Stated problem >> Copy each line where the word "this" occurs.

The records >>
# # #
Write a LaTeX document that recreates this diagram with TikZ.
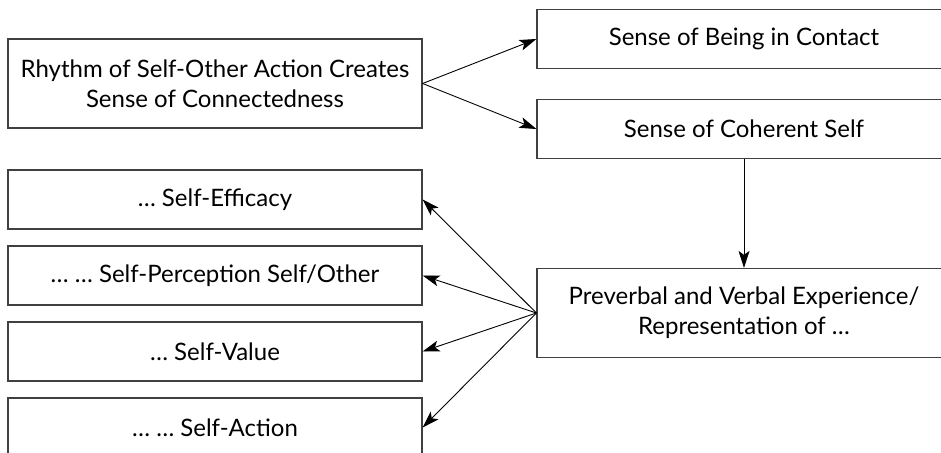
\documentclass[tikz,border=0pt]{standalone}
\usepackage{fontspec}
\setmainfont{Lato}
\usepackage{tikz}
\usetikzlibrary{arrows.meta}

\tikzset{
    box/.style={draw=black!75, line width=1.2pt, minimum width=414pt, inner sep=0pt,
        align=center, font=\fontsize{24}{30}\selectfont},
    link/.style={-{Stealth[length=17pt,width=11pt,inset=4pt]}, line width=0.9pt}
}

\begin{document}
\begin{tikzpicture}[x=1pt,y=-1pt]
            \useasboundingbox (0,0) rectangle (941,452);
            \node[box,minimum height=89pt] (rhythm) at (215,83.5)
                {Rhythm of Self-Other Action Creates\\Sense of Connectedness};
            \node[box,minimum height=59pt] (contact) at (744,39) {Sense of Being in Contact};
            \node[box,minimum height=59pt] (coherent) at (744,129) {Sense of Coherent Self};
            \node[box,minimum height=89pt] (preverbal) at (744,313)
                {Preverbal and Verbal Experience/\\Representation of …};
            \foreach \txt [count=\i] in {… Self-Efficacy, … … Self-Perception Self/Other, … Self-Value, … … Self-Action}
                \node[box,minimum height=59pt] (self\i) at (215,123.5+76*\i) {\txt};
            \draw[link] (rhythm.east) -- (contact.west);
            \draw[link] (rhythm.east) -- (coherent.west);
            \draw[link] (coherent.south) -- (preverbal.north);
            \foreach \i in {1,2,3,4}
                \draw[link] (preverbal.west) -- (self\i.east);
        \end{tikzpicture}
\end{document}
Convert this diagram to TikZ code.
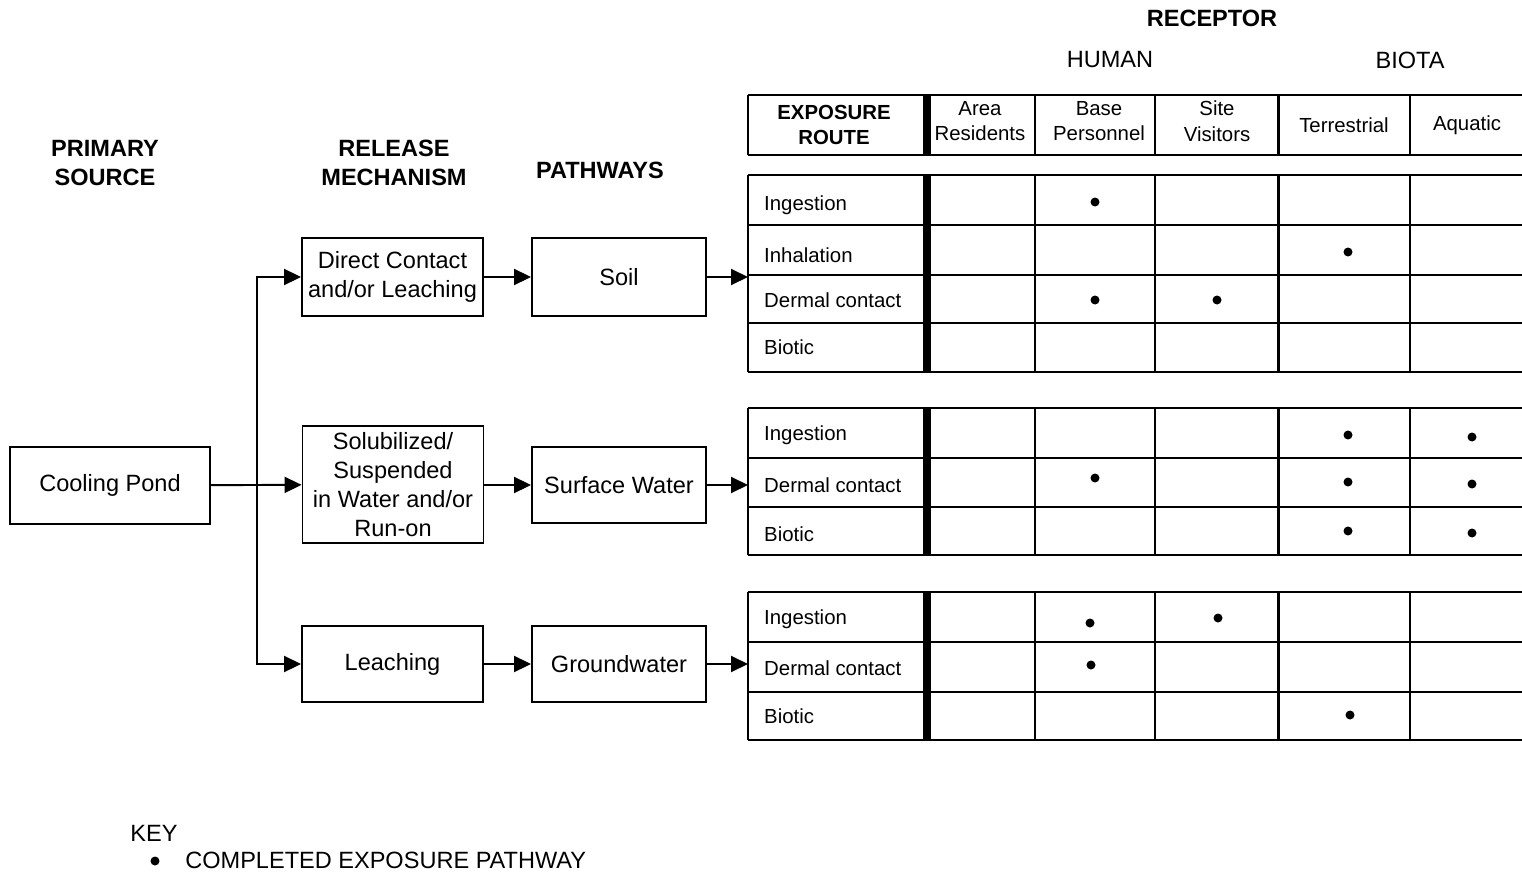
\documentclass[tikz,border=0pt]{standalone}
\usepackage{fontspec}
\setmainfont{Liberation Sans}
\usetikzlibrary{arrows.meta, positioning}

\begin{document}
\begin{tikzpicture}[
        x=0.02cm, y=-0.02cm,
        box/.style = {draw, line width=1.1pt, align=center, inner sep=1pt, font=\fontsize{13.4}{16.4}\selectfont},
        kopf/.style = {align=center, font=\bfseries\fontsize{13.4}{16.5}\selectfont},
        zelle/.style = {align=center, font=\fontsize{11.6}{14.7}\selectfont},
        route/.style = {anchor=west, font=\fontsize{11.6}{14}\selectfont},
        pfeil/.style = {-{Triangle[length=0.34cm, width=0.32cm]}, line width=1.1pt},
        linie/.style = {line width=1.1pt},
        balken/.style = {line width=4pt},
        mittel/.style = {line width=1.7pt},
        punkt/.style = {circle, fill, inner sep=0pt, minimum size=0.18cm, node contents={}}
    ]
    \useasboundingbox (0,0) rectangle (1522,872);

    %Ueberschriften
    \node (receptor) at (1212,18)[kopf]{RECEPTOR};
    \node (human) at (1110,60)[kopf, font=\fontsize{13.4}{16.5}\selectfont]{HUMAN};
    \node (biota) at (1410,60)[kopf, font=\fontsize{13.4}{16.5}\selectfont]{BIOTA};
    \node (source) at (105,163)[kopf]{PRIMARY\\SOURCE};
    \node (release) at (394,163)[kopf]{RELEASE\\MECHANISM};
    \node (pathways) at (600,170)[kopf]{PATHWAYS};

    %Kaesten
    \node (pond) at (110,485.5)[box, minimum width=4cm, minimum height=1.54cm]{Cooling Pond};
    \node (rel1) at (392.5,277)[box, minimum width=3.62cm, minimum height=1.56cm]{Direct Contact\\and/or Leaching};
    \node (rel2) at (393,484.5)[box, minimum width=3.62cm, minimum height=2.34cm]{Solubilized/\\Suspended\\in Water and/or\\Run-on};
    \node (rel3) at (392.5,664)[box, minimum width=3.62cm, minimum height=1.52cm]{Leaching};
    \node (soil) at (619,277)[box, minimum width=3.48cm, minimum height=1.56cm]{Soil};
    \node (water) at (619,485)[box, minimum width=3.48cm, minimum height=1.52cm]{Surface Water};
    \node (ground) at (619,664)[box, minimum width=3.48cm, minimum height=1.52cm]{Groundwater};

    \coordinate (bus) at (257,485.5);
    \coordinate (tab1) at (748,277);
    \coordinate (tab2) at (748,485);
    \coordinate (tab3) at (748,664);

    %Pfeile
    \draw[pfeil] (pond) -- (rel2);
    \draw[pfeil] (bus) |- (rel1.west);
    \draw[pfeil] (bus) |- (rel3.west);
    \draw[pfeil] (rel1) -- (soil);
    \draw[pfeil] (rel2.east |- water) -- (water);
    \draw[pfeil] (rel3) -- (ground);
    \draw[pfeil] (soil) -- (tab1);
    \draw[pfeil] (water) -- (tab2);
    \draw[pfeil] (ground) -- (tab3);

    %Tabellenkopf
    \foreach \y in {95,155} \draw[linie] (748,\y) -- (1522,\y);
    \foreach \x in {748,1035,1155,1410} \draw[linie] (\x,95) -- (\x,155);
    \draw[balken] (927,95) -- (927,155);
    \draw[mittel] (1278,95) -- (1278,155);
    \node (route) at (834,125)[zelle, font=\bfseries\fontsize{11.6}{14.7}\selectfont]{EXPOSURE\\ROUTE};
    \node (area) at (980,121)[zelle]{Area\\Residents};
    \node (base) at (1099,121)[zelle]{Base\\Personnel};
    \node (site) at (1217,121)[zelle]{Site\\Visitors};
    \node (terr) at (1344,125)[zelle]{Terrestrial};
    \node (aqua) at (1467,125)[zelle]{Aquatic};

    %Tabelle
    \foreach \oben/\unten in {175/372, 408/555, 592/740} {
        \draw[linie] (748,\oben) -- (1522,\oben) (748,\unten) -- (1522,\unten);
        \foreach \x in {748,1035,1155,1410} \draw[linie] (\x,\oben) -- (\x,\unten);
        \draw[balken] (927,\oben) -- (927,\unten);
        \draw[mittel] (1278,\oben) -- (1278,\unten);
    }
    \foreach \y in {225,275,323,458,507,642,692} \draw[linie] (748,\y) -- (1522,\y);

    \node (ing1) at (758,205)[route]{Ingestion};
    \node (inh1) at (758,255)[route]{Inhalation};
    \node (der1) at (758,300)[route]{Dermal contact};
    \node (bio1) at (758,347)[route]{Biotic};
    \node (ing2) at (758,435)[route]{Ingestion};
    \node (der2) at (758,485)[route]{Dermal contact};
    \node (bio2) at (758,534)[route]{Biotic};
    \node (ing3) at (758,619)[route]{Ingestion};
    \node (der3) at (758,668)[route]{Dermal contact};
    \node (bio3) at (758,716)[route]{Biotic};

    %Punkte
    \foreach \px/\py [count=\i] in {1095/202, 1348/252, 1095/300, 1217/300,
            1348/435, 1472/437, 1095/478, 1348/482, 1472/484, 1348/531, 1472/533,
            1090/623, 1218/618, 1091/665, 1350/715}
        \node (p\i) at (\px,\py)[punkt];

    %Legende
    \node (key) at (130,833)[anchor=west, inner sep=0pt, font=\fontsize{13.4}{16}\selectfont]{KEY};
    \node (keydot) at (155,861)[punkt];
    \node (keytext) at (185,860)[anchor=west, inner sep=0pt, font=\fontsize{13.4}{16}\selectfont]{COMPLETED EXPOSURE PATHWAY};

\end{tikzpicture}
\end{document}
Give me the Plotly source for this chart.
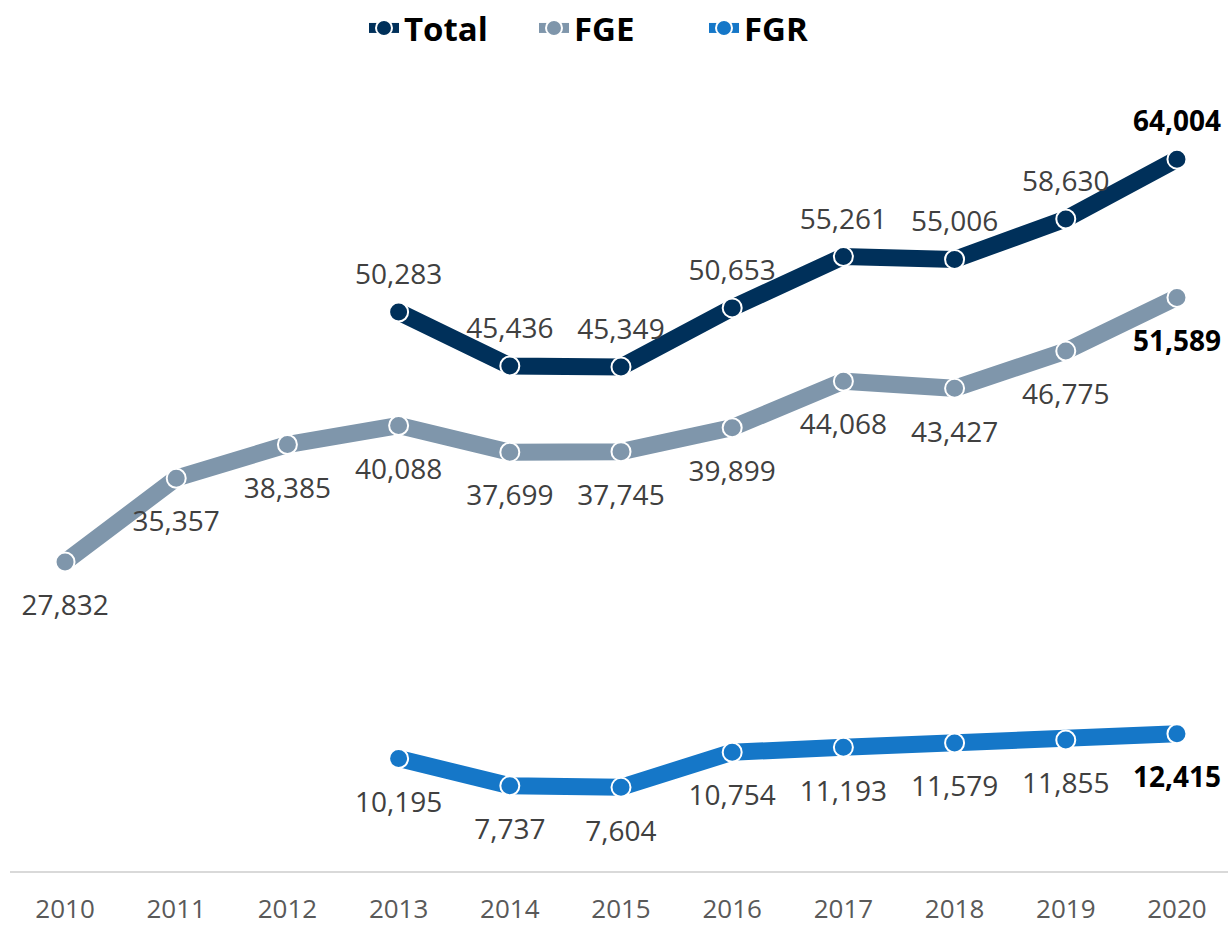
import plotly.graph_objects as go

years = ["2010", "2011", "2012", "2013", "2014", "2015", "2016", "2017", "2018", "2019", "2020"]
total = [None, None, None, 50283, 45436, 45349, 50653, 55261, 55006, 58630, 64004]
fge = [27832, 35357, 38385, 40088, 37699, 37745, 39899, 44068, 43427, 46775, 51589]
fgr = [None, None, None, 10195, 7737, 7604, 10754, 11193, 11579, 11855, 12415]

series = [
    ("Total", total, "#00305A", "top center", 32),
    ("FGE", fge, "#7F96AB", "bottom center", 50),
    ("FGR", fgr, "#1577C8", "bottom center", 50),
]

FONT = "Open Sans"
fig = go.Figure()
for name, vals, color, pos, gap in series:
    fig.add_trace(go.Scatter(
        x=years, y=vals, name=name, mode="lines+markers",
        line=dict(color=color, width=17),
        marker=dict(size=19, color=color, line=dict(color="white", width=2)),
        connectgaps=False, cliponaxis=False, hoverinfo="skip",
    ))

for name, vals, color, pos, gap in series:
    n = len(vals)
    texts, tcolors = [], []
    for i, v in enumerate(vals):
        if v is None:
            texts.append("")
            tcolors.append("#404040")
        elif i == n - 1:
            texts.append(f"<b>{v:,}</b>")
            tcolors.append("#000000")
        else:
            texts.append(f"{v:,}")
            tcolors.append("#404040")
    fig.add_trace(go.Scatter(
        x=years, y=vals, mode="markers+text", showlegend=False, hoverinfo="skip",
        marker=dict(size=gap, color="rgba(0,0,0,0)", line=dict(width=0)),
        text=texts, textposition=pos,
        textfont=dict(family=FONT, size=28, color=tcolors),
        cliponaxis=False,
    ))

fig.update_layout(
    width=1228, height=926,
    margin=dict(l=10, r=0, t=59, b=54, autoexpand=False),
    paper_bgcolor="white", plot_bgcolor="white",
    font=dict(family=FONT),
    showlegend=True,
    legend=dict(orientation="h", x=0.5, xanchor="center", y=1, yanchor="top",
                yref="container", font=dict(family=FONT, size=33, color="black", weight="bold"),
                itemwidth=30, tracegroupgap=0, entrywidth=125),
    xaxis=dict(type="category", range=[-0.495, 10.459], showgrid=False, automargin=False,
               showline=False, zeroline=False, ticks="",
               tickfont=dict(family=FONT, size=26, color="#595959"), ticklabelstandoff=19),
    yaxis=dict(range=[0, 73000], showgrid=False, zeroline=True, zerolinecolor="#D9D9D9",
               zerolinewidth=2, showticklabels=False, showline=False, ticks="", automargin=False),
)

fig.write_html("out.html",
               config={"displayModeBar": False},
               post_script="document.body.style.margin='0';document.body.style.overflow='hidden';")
# # #
Answer to the task >>
Write a LaTeX document that recreates this diagram with TikZ.
Convert this diagram to TikZ code.
Give me the Plotly source for this chart.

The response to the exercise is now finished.